Done well, a mobile app can enable a team to develop a social network, channels for social streaming from athletes, a way to deliver special views and stats of the game play, direct purchasing and ordering, and a platform to stay engaged with fans throughout the year. Just as the stadium should be a compelling physical destination, many teams are working to make their apps a regular destination as well. By developing a strong technology layer, stadiums can support mobile engagement while laying the foundation for compelling next-generation experiences.33
Delighting the fans with mixed reality
There is growing interest in the role that AR and VR might play in the fan experience. Adoption of each depends on advances in hardware capabilities, cost, and ergonomics that are yet to be fully realized. However, both are near enough to practical usability that the future of media and entertainment should consider their implications. AR can offer wayfinding and identification of other fans, like your friends in the seats across the field, and enable social sharing of fan-generated markups, such as graffitied cheers and taunts. New or distracted fans could use AR as an intelligent lens that displays information about what is happening on the field at any moment. With sensors working their way into uniforms, teams are getting more real-time data about their players. Acknowledging data sensitivities, some of this data could be offered to fans as special annotations rendered in AR. This is common in video games, and with the rise of esports, such interactions may inform more of the experience of live sports.

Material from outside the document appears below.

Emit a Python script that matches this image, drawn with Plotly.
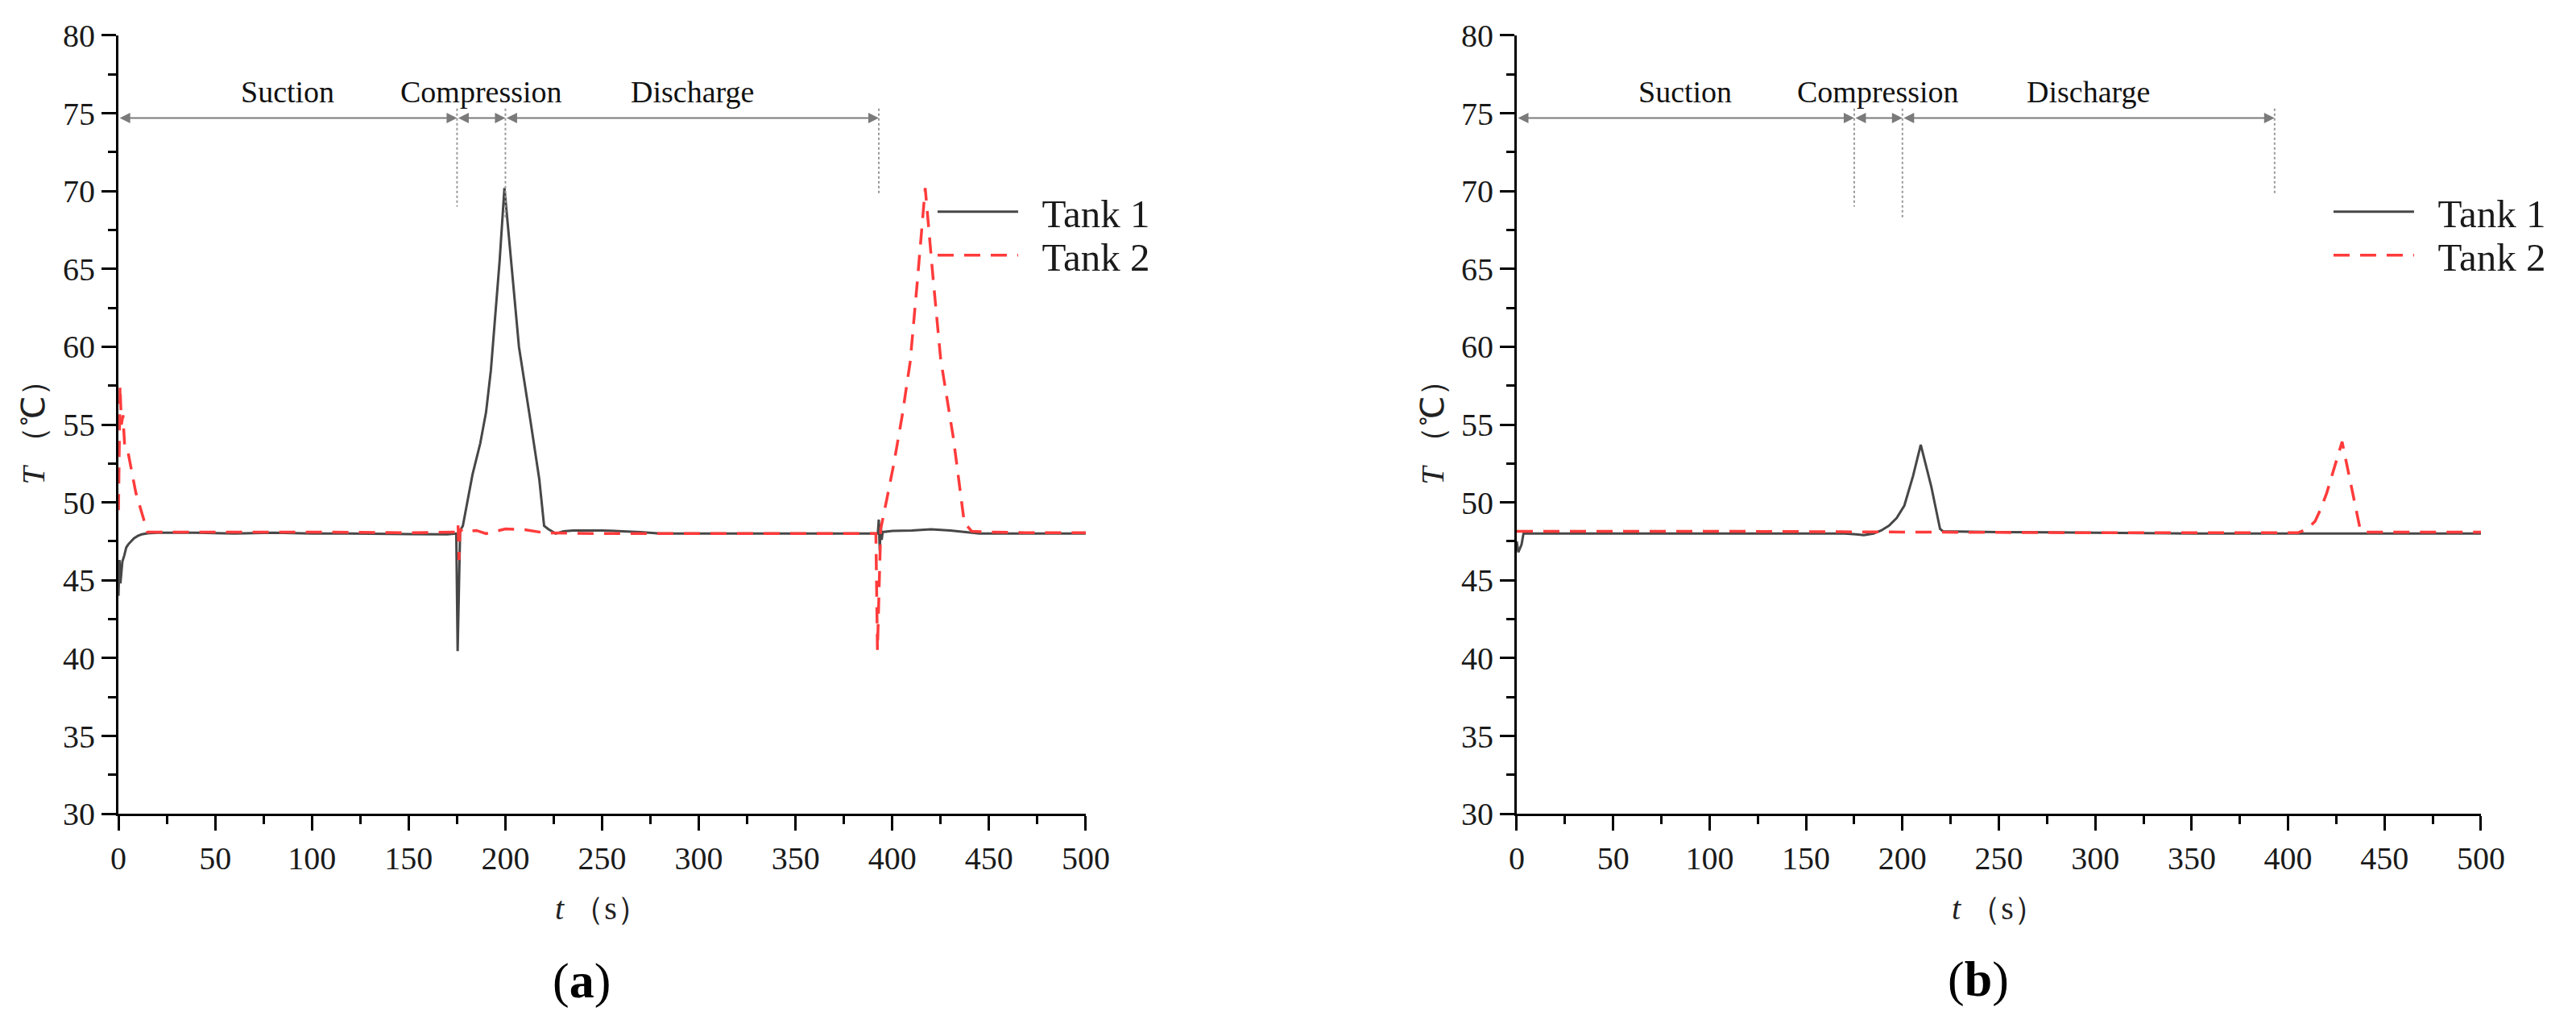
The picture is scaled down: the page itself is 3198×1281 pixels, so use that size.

VR is now being used to offer preconstruction views of proposed stadiums.34 This allows stakeholders to test for impact, flows, view occlusion, and other characteristics that can hinder a good fan experience. For fans, the National Basketball Association has developed a courtside view from a 360-degree camera that can be accessed through VR headsets.35 This offers the immersion of the live event without being there physically, perhaps tugging at the paradox mentioned earlier of investing in stadiums while enabling fans to have better remote experiences. A VIP pass could reframe this in terms of exclusivity, offering a VR postgame locker-room experience or a 360-degree helmet cam. In the near term, stadiums can experiment with theme-park features that offer VR immersion on the bench or at the edge of the end zone.

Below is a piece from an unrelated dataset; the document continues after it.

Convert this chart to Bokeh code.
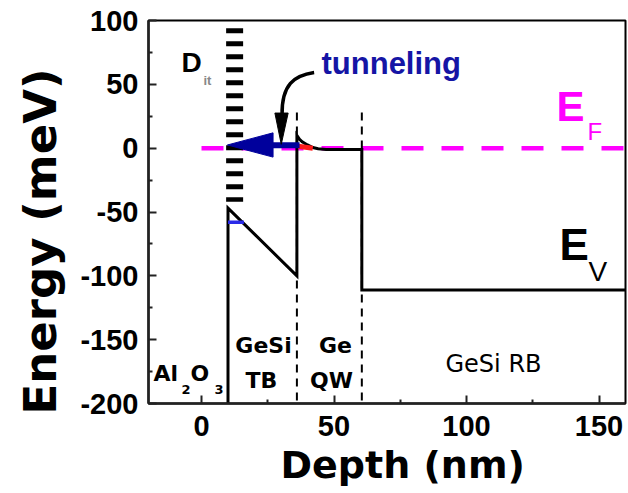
import math
from bokeh.plotting import figure
from bokeh.models import Label, FixedTicker, Range1d, Title
from bokeh.embed import file_html
from bokeh.resources import INLINE

# ---------------- data ----------------
# valence band edge E_V along depth
band_x = [10, 10, 36, 36, 37, 38, 40, 42, 44, 47, 52, 60.5, 60.5, 160]
band_y = [-200, -47, -100, 10, 7, 5, 2.5, 0.5, -0.5, -1, -1, -1, -111, -111]
# Fermi level
ef_x = [0, 160]
ef_y = [0, 0]
# interface trap states D_it
dit_x = [12.5, 12.5]
dit_y = [94, -42]
# hetero-interfaces (dashed)
iface1_x = [36, 36]
iface2_x = [60.5, 60.5]
iface_y = [28, -200]
# blue level in top barrier
lvl_x = [10, 16]
lvl_y = [-58, -58]
# red accumulation near QW edge
red_x = [36.5, 42]
red_y = [1.5, 0]
# tunneling arrow (blue)
tun_shaft_x = [37, 26]
tun_shaft_y = [2.2, 2.2]
tun_head_x = [9.8, 27, 27]
tun_head_y = [2.5, 12, -7]
# pointer arrow (black)
ptr_x0, ptr_y0 = 42.5, 59.3
ptr_cx0, ptr_cy0 = 35.0, 57.0
ptr_cx1, ptr_cy1 = 30.2, 50.0
ptr_x1, ptr_y1 = 30.4, 26.0
ptr_head_x = [30.1, 27.7, 32.7]
ptr_head_y = [3.0, 27.5, 27.5]

x_ticks = [0, 50, 100, 150]
x_minor = [25, 75, 125]
y_ticks = [-200, -150, -100, -50, 0, 50, 100]
y_minor = [-175, -125, -75, -25, 25, 75]
y_tick_labels = {t: str(t) for t in y_ticks}
x_tick_labels = {t: str(t) for t in x_ticks}

# ---------------- figure ----------------
W, H = 628, 493
FL, FR, FT, FB = 147, 625, 20, 403

p = figure(width=W, height=H, output_backend="svg", toolbar_location=None,
           x_range=Range1d(-20, 160), y_range=Range1d(-200, 100),
           min_border_left=FL, min_border_right=W - FR,
           min_border_top=FT, min_border_bottom=H - FB)
p.grid.visible = False
p.outline_line_color = "black"
p.outline_line_width = 2
p.background_fill_color = "white"
p.border_fill_color = "white"

for ax, maj, mnr, lbls in ((p.xaxis, x_ticks, x_minor, x_tick_labels),
                           (p.yaxis, y_ticks, y_minor, y_tick_labels)):
    ax.ticker = FixedTicker(ticks=maj, minor_ticks=mnr)
    ax.major_label_overrides = lbls
    ax.axis_line_width = 2.5
    ax.axis_line_color = "#222222"
    ax.major_tick_in = 8
    ax.major_tick_out = 0
    ax.minor_tick_in = 4
    ax.minor_tick_out = 0
    ax.major_tick_line_width = 2
    ax.minor_tick_line_width = 2
    ax.major_tick_line_color = "#222222"
    ax.minor_tick_line_color = "#222222"
    ax.major_label_text_font = "Liberation Sans"
    ax.major_label_text_font_style = "bold"
    ax.major_label_text_font_size = "29px"
    ax.major_label_text_color = "black"
p.yaxis.major_label_standoff = 10
p.xaxis.major_label_standoff = 12

# axis titles as side titles (allow offset along the axis)
p.add_layout(Title(text="Depth (nm)", align="left", offset=132, standoff=5,
                   text_font="DejaVu Sans", text_font_style="bold",
                   text_font_size="38px", text_color="black"), "below")
p.add_layout(Title(text="Energy (meV)", align="left", offset=-11, standoff=22,
                   text_font="DejaVu Sans", text_font_style="bold",
                   text_font_size="45px", text_color="black"), "left")

# Fermi level
p.line(ef_x, ef_y, line_color="#ff00ff", line_width=4.5, line_dash="22 18")
# interfaces
p.line(iface1_x, iface_y, line_color="black", line_width=2, line_dash="8 6")
p.line(iface2_x, iface_y, line_color="black", line_width=2, line_dash="8 6")
# D_it
p.line(dit_x, dit_y, line_color="black", line_width=17, line_dash="5 8")
# band edge
p.line(band_x, band_y, line_color="black", line_width=3, line_join="miter")
# blue level
p.line(lvl_x, lvl_y, line_color="#2a2ae8", line_width=3.5)
# red segment
p.line(red_x, red_y, line_color="#ff1a1a", line_width=5)
# tunneling arrow
p.line(tun_shaft_x, tun_shaft_y, line_color="#00009c", line_width=6)
p.patch(tun_head_x, tun_head_y, fill_color="#00009c", line_color="#00009c", line_width=1)
# pointer arrow
p.bezier(x0=[ptr_x0], y0=[ptr_y0], x1=[ptr_x1], y1=[ptr_y1],
         cx0=[ptr_cx0], cy0=[ptr_cy0], cx1=[ptr_cx1], cy1=[ptr_cy1],
         line_color="black", line_width=3.5)
p.patch(ptr_head_x, ptr_head_y, fill_color="black", line_color="black", line_width=1)


def lab(text, px, py, size, font="Liberation Sans", style="bold", color="black",
        align="left", angle=0.0):
    shift = 0.38 * size  # empirical baseline correction
    p.add_layout(Label(text=text, x=px - FL, y=FB - py + shift, x_units="screen", y_units="screen",
                       text_font=font, text_font_style=style, text_font_size=f"{size}px",
                       text_color=color, text_align=align, text_baseline="alphabetic",
                       angle=angle))


# annotations
lab("tunneling", 320, 75, 31, color="#1515a5")
lab("D", 180, 73, 28)
lab("it", 202, 85, 13, color="#888888")
lab("E", 555, 122, 42, color="#ff00ff")
lab("F", 586, 140, 24, style="normal", color="#ff00ff")
lab("E", 558, 261, 44)
lab("V", 587, 282, 28, style="normal")

# region labels
lab("Al", 152, 381, 22, font="DejaVu Sans")
lab("2", 180, 394, 13, font="DejaVu Sans")
lab("O", 189, 381, 22, font="DejaVu Sans")
lab("3", 213, 394, 13, font="DejaVu Sans")
lab("GeSi", 262, 353, 22, font="DejaVu Sans", align="center")
lab("TB", 260, 388, 22, font="DejaVu Sans", align="center")
lab("Ge", 334, 353, 22, font="DejaVu Sans", align="center")
lab("QW", 330, 388, 22, font="DejaVu Sans", align="center")
lab("GeSi RB", 492, 373, 24, font="DejaVu Sans", style="normal", align="center")

open("out.html", "w").write(file_html(p, INLINE))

Staying connected with fans after the game
When fans head for the nearest exit, engagement need not end. Mobile apps can deliver machine-generated highlights and stats, based on the fan’s interests, and can offer sponsored incentives to visit stores, bars, and restaurants in the mixed-use complex. When done right, the mobile app can offer reasons for fans to continue using it even in the off-season—to stay engaged with the team and players, manage their fantasy leagues, engage with other sports and events sponsored by the team brand, connect with fans, and to find rewards and incentives for year-round experiences at the stadium complex. Interactions and conversions on each of these add more information to the fan profile that can then inform more personalized experiences and incentives. All can be ways to make the relationship more personal, deliver better experiences, and uncover ways to delight fans and make them feel special.